Saturday, August 14, 2004
The Psychology of Holocaust Remembrance - a Faulksian Slip?
But so few posts here at DC. So much easier squatting in comments boxes. And as for those without comments boxes, there's email. Of course there's also blogging, but I was temporarily unable to get in here. So I sent the following email in response to this post of Norm's, then deciding to post it here since I had access again, as well as an obligation to my ravenous readers. Here it is:
Foul Indeed
Besides Faulks' appearing resentful at the "insistence" of the victims that their suffering be remembered, there is also the ridiculousness of the notion that any such victims could be in any position to "insist" on any such thing.

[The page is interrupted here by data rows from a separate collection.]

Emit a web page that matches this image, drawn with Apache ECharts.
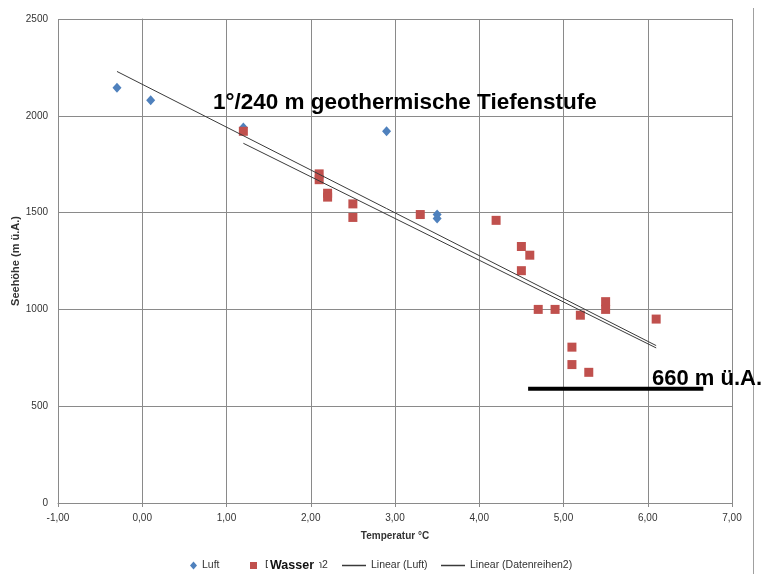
<!DOCTYPE html>
<html>
<head>
<meta charset="utf-8">
<title>Seehöhe und Temperatur</title>
<script src="https://cdn.jsdelivr.net/npm/echarts@6/dist/echarts.min.js"></script>
<style>
  html, body { margin: 0; padding: 0; background: #fff; }
  #chart { width: 763px; height: 574px; }
</style>
</head>
<body>
<div id="chart"></div>
<script>
// Air temperature readings (°C) and altitude (m ü.A.)
const luftTemp = [-0.3, 0.1, 1.2, 2.9, 3.5, 3.5];
const luftHoehe = [2145, 2080, 1940, 1920, 1490, 1470];

// Water (spring) temperature readings (°C) and altitude (m ü.A.)
const wasserTemp = [1.2, 2.1, 2.1, 2.2, 2.2, 2.5, 2.5, 3.3, 4.2, 4.5, 4.6, 4.5, 4.7, 4.9, 5.2, 5.5, 5.5, 6.1, 5.1, 5.1, 5.3];
const wasserHoehe = [1920, 1700, 1670, 1600, 1580, 1545, 1475, 1490, 1460, 1325, 1280, 1200, 1000, 1000, 970, 1040, 1000, 950, 805, 715, 675];

// Linear trend lines: end points (temperature, altitude)
const trendLuftTemp = [-0.3, 6.1];
const trendLuftHoehe = [2229, 813];
const trendWasserTemp = [1.2, 6.1];
const trendWasserHoehe = [1858, 801];

// Marker bar for the lowest spring level
const barTemp = [4.58, 6.66];
const barHoehe = [590, 590];

// Axis ticks
const xTickLabels = ['-1,00', '0,00', '1,00', '2,00', '3,00', '4,00', '5,00', '6,00', '7,00'];
const yTickLabels = ['0', '500', '1000', '1500', '2000', '2500'];

const seriesNames = ['Luft', 'Datenreihen2', 'Linear (Luft)', 'Linear (Datenreihen2)'];

const pairs = (xs, ys) => xs.map((x, i) => [x, ys[i]]);

const FONT = '"Liberation Sans", Arial, sans-serif';
const GRID_COLOR = '#8a8a8a';
const TEXT_COLOR = '#333';

const chart = echarts.init(document.getElementById('chart'), null, { renderer: 'canvas' });

function legendItem(name, left, opts) {
  return Object.assign({
    data: [name],
    left: left,
    top: 560,
    padding: 0,
    itemGap: 0,
    selectedMode: false,
    textStyle: { fontFamily: FONT, fontSize: 10.5, color: TEXT_COLOR }
  }, opts);
}

const option = {
  animation: false,
  backgroundColor: '#fff',
  grid: { left: 58, right: 31, top: 19, bottom: 71, containLabel: false, outerBoundsMode: 'none' },
  xAxis: {
    type: 'value',
    min: -1, max: 7, interval: 1,
    name: 'Temperatur °C',
    nameLocation: 'middle',
    nameGap: 28,
    nameTextStyle: { fontFamily: FONT, fontSize: 10, fontWeight: 'bold', color: TEXT_COLOR },
    axisLine: { show: true, lineStyle: { color: GRID_COLOR, width: 1 } },
    axisTick: { show: true, length: 4, lineStyle: { color: GRID_COLOR } },
    axisLabel: {
      margin: 10,
      fontFamily: FONT, fontSize: 10, color: TEXT_COLOR,
      formatter: v => xTickLabels[Math.round(v + 1)]
    },
    splitLine: { show: true, lineStyle: { color: GRID_COLOR, width: 1 } }
  },
  yAxis: {
    type: 'value',
    min: 0, max: 2500, interval: 500,
    name: 'Seehöhe (m ü.A.)',
    nameLocation: 'middle',
    nameGap: 37,
    nameMoveOverlap: false,
    nameTextStyle: { fontFamily: FONT, fontSize: 11, fontWeight: 'bold', color: TEXT_COLOR },
    axisLine: { show: true, lineStyle: { color: GRID_COLOR, width: 1 } },
    axisTick: { show: true, length: 4, lineStyle: { color: GRID_COLOR } },
    axisLabel: {
      margin: 10,
      fontFamily: FONT, fontSize: 10, color: TEXT_COLOR,
      formatter: v => yTickLabels[Math.round(v / 500)]
    },
    splitLine: { show: true, lineStyle: { color: GRID_COLOR, width: 1 } }
  },
  legend: [
    legendItem(seriesNames[0], 190, { itemWidth: 7, itemHeight: 8, icon: 'diamond' }),
    legendItem(seriesNames[1], 250, { itemWidth: 7, itemHeight: 7, icon: 'rect', formatter: n => ' ' + n }),
    legendItem(seriesNames[2], 342, { itemWidth: 24, itemHeight: 1.5, icon: 'rect' }),
    legendItem(seriesNames[3], 441, { itemWidth: 24, itemHeight: 1.5, icon: 'rect' })
  ],
  series: [
    {
      name: seriesNames[0],
      type: 'scatter',
      symbol: 'diamond',
      symbolSize: [9, 10],
      itemStyle: { color: '#4F81BD', opacity: 1 },
      data: pairs(luftTemp, luftHoehe),
      z: 2
    },
    {
      name: seriesNames[1],
      type: 'scatter',
      symbol: 'rect',
      symbolSize: 9,
      itemStyle: { color: '#C0504D', opacity: 1 },
      data: pairs(wasserTemp, wasserHoehe),
      z: 3
    },
    {
      name: seriesNames[2],
      type: 'line',
      showSymbol: false,
      symbol: 'none',
      itemStyle: { color: '#3a3a3a' },
      lineStyle: { color: '#3a3a3a', width: 1 },
      data: pairs(trendLuftTemp, trendLuftHoehe),
      z: 4
    },
    {
      name: seriesNames[3],
      type: 'line',
      showSymbol: false,
      symbol: 'none',
      itemStyle: { color: '#3a3a3a' },
      lineStyle: { color: '#3a3a3a', width: 1 },
      data: pairs(trendWasserTemp, trendWasserHoehe),
      z: 4
    },
    {
      name: 'Quellniveau',
      type: 'line',
      showSymbol: false,
      symbol: 'none',
      silent: true,
      lineStyle: { color: '#000', width: 4 },
      data: pairs(barTemp, barHoehe),
      z: 5
    }
  ],
  graphic: {
    z: 50,
    elements: [
      {
        type: 'text',
        left: 213, top: 91,
        z: 50,
        style: {
          text: '1°/240 m geothermische Tiefenstufe',
          font: 'bold 22.5px ' + FONT,
          fill: '#000'
        }
      },
      {
        type: 'text',
        left: 652, top: 368,
        z: 50,
        style: {
          text: '660 m ü.A.',
          font: 'bold 22px ' + FONT,
          fill: '#000'
        }
      },
      // Text box "Wasser" lying over the second legend entry
      {
        type: 'rect',
        left: 268, top: 558,
        z: 60,
        shape: { x: 0, y: 0, width: 51, height: 16 },
        style: { fill: '#fff' }
      },
      {
        type: 'text',
        left: 270, top: 559,
        z: 61,
        style: { text: 'Wasser', font: 'bold 12.5px ' + FONT, fill: '#111' }
      },
      // Outer frame edge on the right
      {
        type: 'line',
        z: 1,
        shape: { x1: 753.5, y1: 8, x2: 753.5, y2: 574 },
        style: { stroke: '#a0a0a0', lineWidth: 1 }
      }
    ]
  }
};

chart.setOption(option);
</script>
</body>
</html>
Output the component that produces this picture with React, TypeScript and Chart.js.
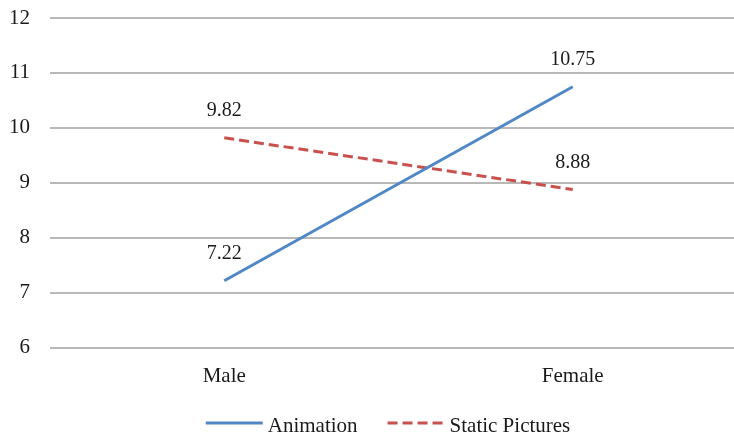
import React, { useEffect, useRef } from "react";
import { Chart, registerables } from "chart.js";

Chart.register(...registerables);

const categories = ["Male", "Female"];
const animationValues = [7.22, 10.75];
const staticValues = [9.82, 8.88];
const seriesNames = ["Animation", "Static Pictures"];
const yTicks = [6, 7, 8, 9, 10, 11, 12];

const BLUE = "#5087C6";
const RED = "#C8504D";
const FONT = "'Liberation Serif', 'Times New Roman', serif";

const labelPlugin = {
  id: "valueLabels",
  afterDatasetsDraw(chart: any) {
    const ctx = chart.ctx;
    ctx.save();
    ctx.font = `20px ${FONT}`;
    ctx.fillStyle = "#1a1a1a";
    ctx.textAlign = "center";
    ctx.textBaseline = "middle";
    chart.data.datasets.forEach((ds: any, i: number) => {
      const meta = chart.getDatasetMeta(i);
      meta.data.forEach((pt: any, j: number) => {
        ctx.fillText(Number(ds.data[j]).toFixed(2), pt.x, pt.y - 27);
      });
    });
    ctx.restore();
  },
};

const legendPlugin = {
  id: "bottomLegend",
  afterDraw(chart: any) {
    const ctx = chart.ctx;
    ctx.save();
    ctx.font = `21px ${FONT}`;
    const lineW = 57;
    const gapText = 5;
    const gapItem = 30;
    const items = chart.data.datasets.map((ds: any) => ({
      text: ds.label,
      color: ds.borderColor,
      dash: ds.borderDash || [],
      w: ctx.measureText(ds.label).width,
    }));
    const total =
      items.reduce((s: number, it: any) => s + lineW + gapText + it.w, 0) +
      gapItem * (items.length - 1);
    let x = 388 - total / 2;
    const y = 423;
    items.forEach((it: any) => {
      ctx.beginPath();
      ctx.setLineDash(it.dash);
      ctx.lineWidth = 3;
      ctx.strokeStyle = it.color;
      ctx.moveTo(x, y);
      ctx.lineTo(x + lineW, y);
      ctx.stroke();
      ctx.setLineDash([]);
      ctx.fillStyle = "#1a1a1a";
      ctx.textAlign = "left";
      ctx.textBaseline = "alphabetic";
      ctx.fillText(it.text, x + lineW + gapText, 432);
      x += lineW + gapText + it.w + gapItem;
    });
    ctx.restore();
  },
};

export default function App() {
  const ref = useRef<HTMLCanvasElement>(null);
  useEffect(() => {
    if (!ref.current) return;
    const chart = new Chart(ref.current, {
      type: "line",
      data: {
        labels: categories,
        datasets: [
          {
            label: seriesNames[0],
            data: animationValues,
            borderColor: BLUE,
            backgroundColor: BLUE,
            borderWidth: 3,
            pointRadius: 0,
            tension: 0,
          },
          {
            label: seriesNames[1],
            data: staticValues,
            borderColor: RED,
            backgroundColor: RED,
            borderWidth: 3,
            borderDash: [10, 5],
            pointRadius: 0,
            tension: 0,
          },
        ],
      },
      options: {
        animation: false,
        responsive: false,
        layout: { padding: { top: 18, bottom: 29, left: 0, right: 3 } },
        plugins: {
          legend: { display: false },
          tooltip: { enabled: false },
        },
        scales: {
          x: {
            offset: true,
            grid: { display: false, drawTicks: false },
            border: { display: false },
            ticks: {
              padding: 16,
              color: "#1a1a1a",
              font: { family: FONT, size: 21 },
            },
          },
          y: {
            min: yTicks[0],
            max: yTicks[yTicks.length - 1],
            afterFit: (scale: any) => {
              scale.width = 50;
              scale.paddingTop = 0;
              scale.paddingBottom = 0;
            },
            afterBuildTicks: (scale: any) => {
              scale.ticks = yTicks.map((v) => ({ value: v }));
            },
            grid: { color: "#b8b8b8", lineWidth: 2, drawTicks: false },
            border: { display: false },
            ticks: {
              padding: 20,
              color: "#1a1a1a",
              font: { family: FONT, size: 21 },
            },
          },
        },
      },
      plugins: [labelPlugin, legendPlugin],
    });
    return () => chart.destroy();
  }, []);
  return (
    <div style={{ position: "absolute", left: 0, top: 0, width: 750, height: 434 }}>
      <canvas ref={ref} width={750} height={434} />
    </div>
  );
}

I'm reminded of the concept I recently came across (in John Gray's Straw Dogs, since you ask) that there is only guilt (emotionally speaking, that is) in relation to the Holocaust because the Jews survived - that is, that nobody feels guilty about fully successful genocides, such as those of the indiginous Tazmanians etc., precisely because there are no surviviors. Thus the Jews arouse guilt, but, or therefore, they also arouse resentment. (Related, though I'm not sure how, is a fact I also discovered from Gray's book - that Hitler planned, post-extermination, to open a Museum of Jewish Culture. I have only average knowledge of the whole topic, yet was stunned at never having come across this fact, as well as stunned by the fact itself, which I have not yet been able to compute).
Anyway, here's me ruminating at random to an actual scholar of the Holocaust (among other things of course), not having so much as read a single aspect of the substantial relevant literature...Cheeky, me.
UPDATE: I had meant to link to this rather unLeninist review of Gray's latest book, which offers an intelligent discussion of the concept of liberty. Turns out that "Lenin", like me but unlike Lenin, believes that socialism entails (what is worth entailing in) liberalism, even though those who designate themselves toute court as liberals neglect to apply their principles to the institutions (broadly defined) of the present (i.e. capitalist) mode of production.